Kazeka Mbekeni

Healed Womxn Empowered: Creating Healing Spaces for Women in Places of Conflict in Nyanga

Abstract

Gender-based violence (GBV) is a profound and widespread issue for women in South Africa, and this was demonstrated on the 4th of September, 2019 when womxn marched together to end GBV in South Africa after the death of local UCT student Uyinene “Nene” Mrwetyana. GBV is a significant obstacle for gender equality and female empowerment in South Africa and also has long-lasting psychological effects on the women who survive these events as well as those around them; altering the way they see themselves and others in relation to the world. There is a need for healing spaces for womxn in South Africa. Spaces that make women feel safe (physically and mentally) and empowered.

The current healing spaces are mostly found in private clinics/hospitals patient-use (private space) and they are usually focused more on physical health (with the use of medicinal plants) but not centred around improving mental health. Retaining healing spaces in these sorts of environments (private spaces) makes them inaccessible. This project aims to contribute to the field of landscape architecture (and other space-makers) mainly focused on mental health and to encourage that these spaces be made more accessible, an essential part of our everyday lives, and implemented as a design solution for environments that could be detrimental to our mental health.

This thesis carefully unpacks the issues around gender-based violence in South Africa (such as safety, representation and memorialization of local women, female empowerment, and mental health) and theories such as ecotherapy and ecopsychology to understand how the landscape can be used to provide a safe and healing environment for local women. Healing typically consists of cognitive restructuring (changing ideas around self-worth) and, in this study, it is explored at two levels. The one, empowerment is looked at more as a visual practice that takes place within the public realm whilst the other, inward-looking, self-discovery and meditative practice is looked at more as an experiential practice that takes place in the private realm.

The chosen area of study is Nyanga (located in Cape Town, South Africa) which has been known to be the murder capital of South Africa. This area has also been identified as one of the top 30 GBV hotspots in South Africa with abuse and murder of women, children and queer people in South Africa amongst the highest in the world.
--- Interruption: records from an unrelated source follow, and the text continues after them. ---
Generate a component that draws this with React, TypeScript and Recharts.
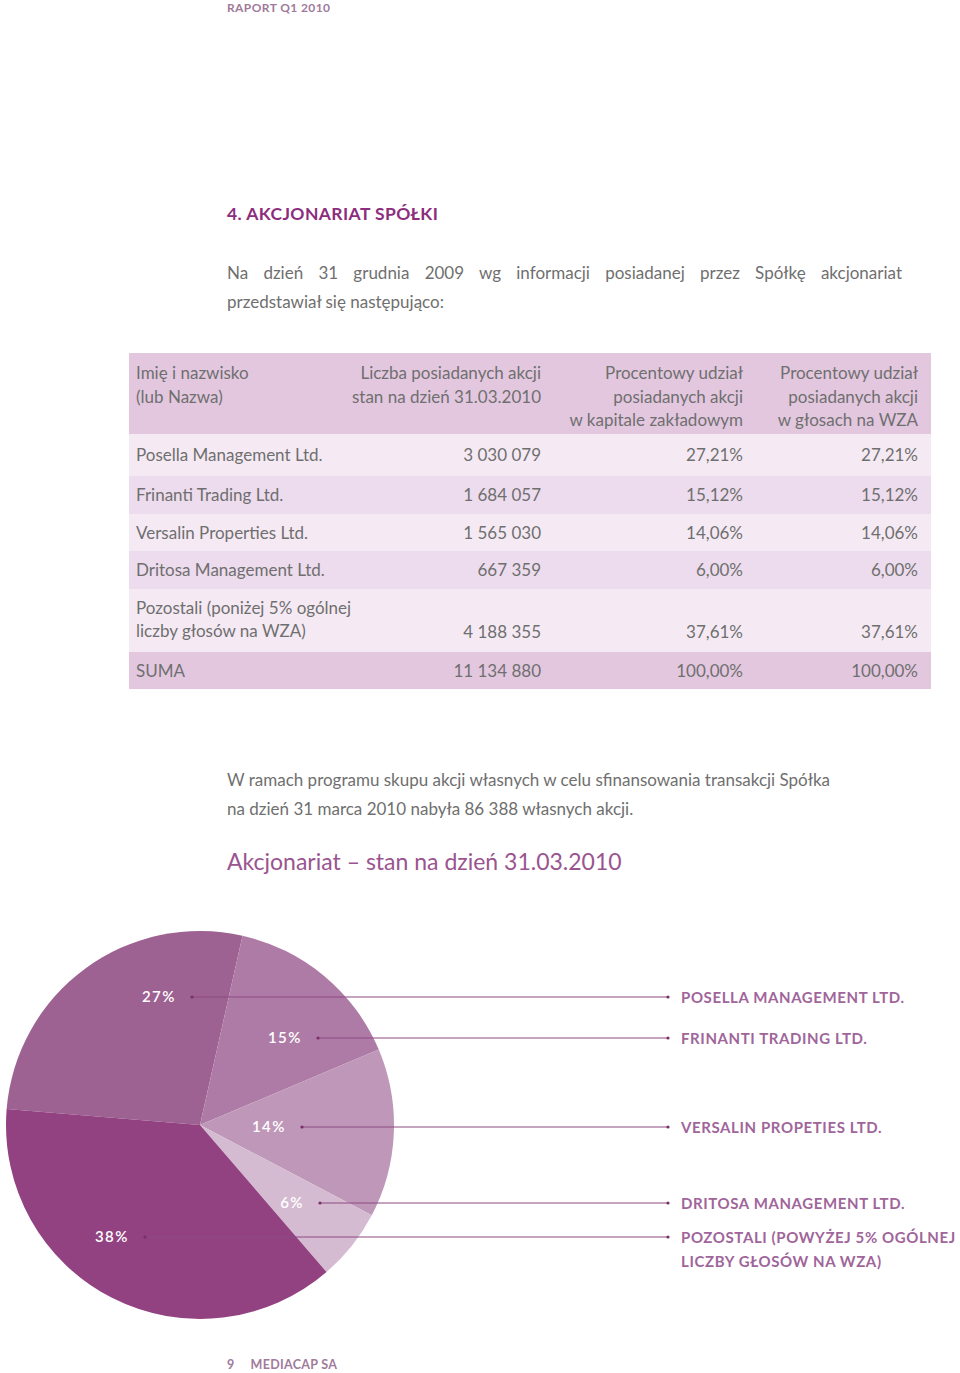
import { PieChart, Pie, Cell } from 'recharts';

// shareholders (table + pie)
const HOLDERS = ['Posella Management Ltd.', 'Frinanti Trading Ltd.', 'Versalin Properties Ltd.', 'Dritosa Management Ltd.', 'Pozostali (poniżej 5% ogólnej|liczby głosów na WZA)'];
const SHARES = [3030079, 1684057, 1565030, 667359, 4188355];
const SHARES_TXT = ['3 030 079', '1 684 057', '1 565 030', '667 359', '4 188 355'];
const CAPITAL_PCT = ['27,21%', '15,12%', '14,06%', '6,00%', '37,61%'];
const VOTES_PCT = ['27,21%', '15,12%', '14,06%', '6,00%', '37,61%'];
const TOTAL = ['SUMA', '11 134 880', '100,00%', '100,00%'];
const PIE_NAMES = ['POSELLA MANAGEMENT LTD.', 'FRINANTI TRADING LTD.', 'VERSALIN PROPETIES LTD.', 'DRITOSA MANAGEMENT LTD.', 'POZOSTALI (POWYŻEJ 5% OGÓLNEJ|LICZBY GŁOSÓW NA WZA)'];
const PIE_COLORS = ['#9d6192', '#ae7ba6', '#be97b9', '#d5bbd1', '#924281'];

// annotation placement relative to pie centre (dot position)
const LABEL_LAYOUT = [
  { dx: -8, dy: -128 },
  { dx: 118, dy: -87 },
  { dx: 102, dy: 2 },
  { dx: 120, dy: 78 },
  { dx: -55, dy: 112 },
];

const CX = 200;
const CY = 225;
const LINE_END = 668;

const GRAY = '#6f6f6f';
const FONT = 'Lato, "Noto Sans", sans-serif';

const pieData = HOLDERS.map((h, i) => ({ name: PIE_NAMES[i], value: SHARES[i] }));

const rowHeights = [42, 38, 37, 38, 63];
const rowBg = ['#f5eaf4', '#eddced', '#f5eaf4', '#eddced', '#f5eaf4'];

function Cells({ cells, multi }: { cells: string[]; multi?: boolean }) {
  const rights = [null, 390, 188, 13];
  return (
    <>
      {cells.map((c, i) => (
        <div
          key={i}
          style={{
            position: 'absolute',
            left: i === 0 ? 7 : undefined,
            right: i === 0 ? undefined : rights[i]!,
            bottom: multi ? 9 : undefined,
            top: multi ? (i === 0 ? 6 : undefined) : 0,
            height: multi ? undefined : '100%',
            display: 'flex',
            alignItems: 'center',
            textAlign: i === 0 ? 'left' : 'right',
            whiteSpace: 'nowrap',
          }}
        >
          <div>
            {c.split('|').map((l, j) => (
              <div key={j}>{l}</div>
            ))}
          </div>
        </div>
      ))}
    </>
  );
}

function renderLabel(props: any) {
  const { index, percent } = props;
  const lay = LABEL_LAYOUT[index];
  const x = CX + lay.dx;
  const y = CY + lay.dy;
  const lines = PIE_NAMES[index].split('|');
  return (
    <g key={index}>
      <text x={x - 16} y={y} dy={5} textAnchor="end" fill="#ffffff" fontSize={15} fontFamily={FONT} fontWeight={600} letterSpacing={1.5}>
        {Math.round(percent * 100)}%
      </text>
      <line x1={x} y1={y} x2={LINE_END} y2={y} stroke="#8d4a82" strokeWidth={1} />
      <circle cx={x} cy={y} r={1.6} fill="#7a2f6c" />
      <circle cx={LINE_END} cy={y} r={1.6} fill="#7a2f6c" />
      {lines.map((l, j) => (
        <text key={j} x={LINE_END + 13} y={y + j * 24} dy={6} fill="#a0659a" fontSize={15} fontFamily={FONT} fontWeight={700} letterSpacing={0.6}>
          {l}
        </text>
      ))}
    </g>
  );
}

export default function App() {
  return (
    <div style={{ position: 'absolute', left: 0, top: 0, width: 960, height: 1373, background: '#fff', fontFamily: FONT, color: GRAY, overflow: 'hidden' }}>
      <div style={{ position: 'absolute', left: 227, top: 0, fontSize: 12, fontWeight: 700, color: '#a07a9b', letterSpacing: 0.4 }}>RAPORT Q1 2010</div>

      <div style={{ position: 'absolute', left: 227, top: 203, fontSize: 17.5, fontWeight: 700, color: '#8c2d7e', letterSpacing: 0.4 }}>4. AKCJONARIAT SPÓŁKI</div>

      <div style={{ position: 'absolute', left: 227, top: 258, width: 675, fontSize: 17, lineHeight: '29px' }}>
        <div style={{ textAlign: 'justify', textAlignLast: 'justify' as any }}>
          Na dzień 31 grudnia 2009 wg informacji posiadanej przez Spółkę akcjonariat
        </div>
        <div>przedstawiał się następująco:</div>
      </div>

      {/* table */}
      <div style={{ position: 'absolute', left: 129, top: 353, width: 802, fontSize: 17, lineHeight: '23.5px' }}>
        <div style={{ position: 'relative', height: 81, background: '#e3c7df' }}>
          <div style={{ position: 'absolute', left: 7, top: 8 }}>Imię i nazwisko<br />(lub Nazwa)</div>
          <div style={{ position: 'absolute', right: 390, top: 8, textAlign: 'right' }}>Liczba posiadanych akcji<br />stan na dzień 31.03.2010</div>
          <div style={{ position: 'absolute', right: 188, top: 8, textAlign: 'right' }}>Procentowy udział<br />posiadanych akcji<br />w kapitale zakładowym</div>
          <div style={{ position: 'absolute', right: 13, top: 8, textAlign: 'right' }}>Procentowy udział<br />posiadanych akcji<br />w głosach na WZA</div>
        </div>
        {HOLDERS.map((h, i) => (
          <div key={i} style={{ position: 'relative', height: rowHeights[i], background: rowBg[i] }}>
            <Cells cells={[h, SHARES_TXT[i], CAPITAL_PCT[i], VOTES_PCT[i]]} multi={h.includes('|')} />
          </div>
        ))}
        <div style={{ position: 'relative', height: 37, background: '#e3c7df' }}>
          <Cells cells={TOTAL} />
        </div>
      </div>

      <div style={{ position: 'absolute', left: 227, top: 765, fontSize: 17, lineHeight: '29px' }}>
        W ramach programu skupu akcji własnych w celu sfinansowania transakcji Spółka
        <br />
        na dzień 31 marca 2010 nabyła 86 388 własnych akcji.
      </div>

      <div style={{ position: 'absolute', left: 227, top: 847, fontSize: 23, color: '#9a5490' }}>Akcjonariat – stan na dzień 31.03.2010</div>

      <div style={{ position: 'absolute', left: 0, top: 900 }}>
        <PieChart width={960} height={460} margin={{ top: 0, right: 0, bottom: 0, left: 0 }}>
          <Pie
            data={pieData}
            dataKey="value"
            nameKey="name"
            cx={CX}
            cy={CY}
            outerRadius={194}
            startAngle={175.3}
            endAngle={-184.7}
            stroke="none"
            label={renderLabel}
            labelLine={false}
            isAnimationActive={false}
          >
            {pieData.map((_, i) => (
              <Cell key={i} fill={PIE_COLORS[i]} />
            ))}
          </Pie>
        </PieChart>
      </div>

      <div style={{ position: 'absolute', left: 227, top: 1357, fontSize: 12.5, fontWeight: 700, color: '#a07a9b', letterSpacing: 0.3 }}>
        9<span style={{ marginLeft: 16 }}>MEDIACAP SA</span>
      </div>
    </div>
  );
}
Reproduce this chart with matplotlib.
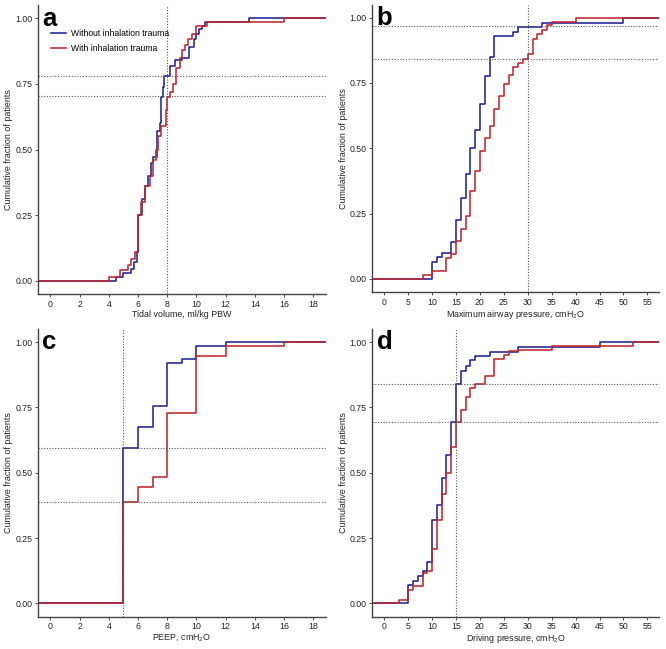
import matplotlib
matplotlib.use("Agg")
import matplotlib.pyplot as plt

plt.rcParams['font.family'] = ['Liberation Sans', 'DejaVu Sans']
plt.rcParams['mathtext.default'] = 'regular'

BLUE = '#22229a'
RED = '#c0272d'

# ECDF step points (x where the curve steps, cumulative fraction after the step)
# a: tidal volume
tv_wo_x = [4.5, 5.0, 5.5, 5.7, 5.9, 6.0, 6.3, 6.5, 6.7, 6.9, 7.0, 7.3, 7.5, 7.6, 7.7, 7.8, 8.2, 8.5, 9.0, 9.5, 9.8, 10.0, 10.2, 10.4, 10.6, 13.6]
tv_wo_y = [0.015, 0.03, 0.045, 0.07, 0.11, 0.25, 0.31, 0.36, 0.40, 0.45, 0.47, 0.57, 0.60, 0.70, 0.74, 0.78, 0.82, 0.84, 0.85, 0.89, 0.92, 0.94, 0.96, 0.97, 0.985, 1.0]
tv_w_x = [4.0, 4.8, 5.3, 5.5, 5.8, 6.0, 6.2, 6.5, 6.8, 7.0, 7.2, 7.4, 7.6, 7.9, 8.0, 8.2, 8.4, 8.6, 8.9, 9.0, 9.2, 9.4, 9.7, 10.0, 10.7, 16.0]
tv_w_y = [0.015, 0.04, 0.06, 0.085, 0.11, 0.25, 0.30, 0.36, 0.40, 0.46, 0.50, 0.55, 0.59, 0.65, 0.70, 0.72, 0.75, 0.81, 0.85, 0.88, 0.90, 0.92, 0.94, 0.97, 0.985, 1.0]

# b: maximum airway pressure
pmax_wo_x = [10, 11, 12, 14, 15, 16, 17, 18, 19, 20, 21, 22, 23, 27, 28, 33, 50]
pmax_wo_y = [0.065, 0.085, 0.10, 0.14, 0.225, 0.31, 0.40, 0.50, 0.57, 0.67, 0.775, 0.85, 0.93, 0.945, 0.965, 0.98, 1.0]
pmax_w_x = [8, 10, 13, 14, 15, 16, 17, 18, 19, 20, 21, 22, 23, 24, 25, 26, 27, 28, 29, 30, 31, 32, 33, 34, 35, 40]
pmax_w_y = [0.015, 0.03, 0.08, 0.095, 0.145, 0.19, 0.24, 0.335, 0.415, 0.49, 0.54, 0.585, 0.65, 0.70, 0.745, 0.78, 0.81, 0.828, 0.842, 0.86, 0.92, 0.937, 0.953, 0.97, 0.985, 1.0]

# c: PEEP
peep_wo_x = [5, 6, 7, 8, 9, 10, 12]
peep_wo_y = [0.595, 0.675, 0.755, 0.92, 0.935, 0.985, 1.0]
peep_w_x = [5, 6, 7, 8, 10, 12, 16]
peep_w_y = [0.39, 0.445, 0.485, 0.73, 0.945, 0.985, 1.0]

# d: driving pressure
dp_wo_x = [5, 6, 7, 8, 9, 10, 11, 12, 13, 14, 15, 16, 17, 18, 19, 22, 28, 45]
dp_wo_y = [0.07, 0.085, 0.105, 0.125, 0.16, 0.32, 0.375, 0.48, 0.57, 0.695, 0.84, 0.89, 0.91, 0.93, 0.945, 0.962, 0.982, 1.0]
dp_w_x = [3, 5, 6, 8, 9, 10, 11, 12, 13, 14, 15, 16, 17, 18, 19, 21, 23, 25, 26, 28, 35, 52]
dp_w_y = [0.015, 0.05, 0.065, 0.115, 0.125, 0.21, 0.32, 0.42, 0.50, 0.60, 0.695, 0.74, 0.79, 0.825, 0.84, 0.87, 0.935, 0.95, 0.965, 0.97, 0.985, 1.0]

panels = [
    ('a', 'Tidal volume, ml/kg PBW', tv_wo_x, tv_wo_y, tv_w_x, tv_w_y, 8, (0.78, 0.705), (-0.85, 18.85), range(0, 19, 2)),
    ('b', 'Maximum airway pressure, cmH$_2$O', pmax_wo_x, pmax_wo_y, pmax_w_x, pmax_w_y, 30, (0.968, 0.842), (-2.5, 57.5), range(0, 56, 5)),
    ('c', 'PEEP, cmH$_2$O', peep_wo_x, peep_wo_y, peep_w_x, peep_w_y, 5, (0.595, 0.39), (-0.85, 18.85), range(0, 19, 2)),
    ('d', 'Driving pressure, cmH$_2$O', dp_wo_x, dp_wo_y, dp_w_x, dp_w_y, 15, (0.84, 0.695), (-2.5, 57.5), range(0, 56, 5)),
]

# axes boxes in figure fractions
boxes = [
    [0.057, 0.547, 0.432, 0.445],
    [0.559, 0.550, 0.431, 0.443],
    [0.057, 0.050, 0.432, 0.443],
    [0.559, 0.050, 0.431, 0.443],
]

fig = plt.figure(figsize=(6.66, 6.49), dpi=100)

for (lab, xlab, x1, y1, x2, y2, vline, hlines, xlim, xticks), box in zip(panels, boxes):
    ax = fig.add_axes(box)
    for x, y, c, name in [(x1, y1, BLUE, 'Without inhalation trauma'),
                          (x2, y2, RED, 'With inhalation trauma')]:
        xs = [xlim[0]] + list(x) + [xlim[1]]
        ys = [0.0] + list(y) + [1.0]
        ax.step(xs, ys, where='post', color=c, lw=1.15, label=name)
    ax.axvline(vline, color='#555555', lw=0.8, ls=(0, (1, 1.5)))
    for h in hlines:
        ax.axhline(h, color='#555555', lw=0.8, ls=(0, (1, 1.5)))
    ax.set_xlim(xlim)
    ax.set_ylim(-0.05, 1.05)
    ax.set_xticks(list(xticks))
    ax.set_yticks([0, 0.25, 0.5, 0.75, 1.0])
    ax.set_yticklabels(['0.00', '0.25', '0.50', '0.75', '1.00'])
    ax.tick_params(labelsize=6.3, colors='#333333', length=2.5, width=0.6, pad=1.5,
                   labelcolor='#222222')
    for s in ['top', 'right']:
        ax.spines[s].set_visible(False)
    for s in ['left', 'bottom']:
        ax.spines[s].set_color('#444444')
        ax.spines[s].set_linewidth(1.0)
    ax.set_xlabel(xlab, fontsize=6.4, color='#222222', labelpad=1)
    ax.set_ylabel('Cumulative fraction of patients', fontsize=6.4, color='#222222', labelpad=1.5)
    ax.text(0.015, 0.995, lab, transform=ax.transAxes, fontsize=18.5, fontweight='bold',
            va='top', ha='left')
    if lab == 'a':
        ax.legend(loc='upper left', bbox_to_anchor=(0.02, 0.944), frameon=False, fontsize=6.2,
                  handlelength=1.65, handletextpad=0.6, labelspacing=0.7)

fig.savefig('out.png', dpi=100)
Zooming in on the Nyanga taxi Interchange precinct as the area that local women in Nyanga occupy most and unpacking the conditions of these used spaces and the key activities within this area which will inform the project and; majority-female informal trade taking place, the day clinic, the vegetable garden, and the under-utilized private land; to properly understand how these could be strategically integrated to create healing spaces for everyday use.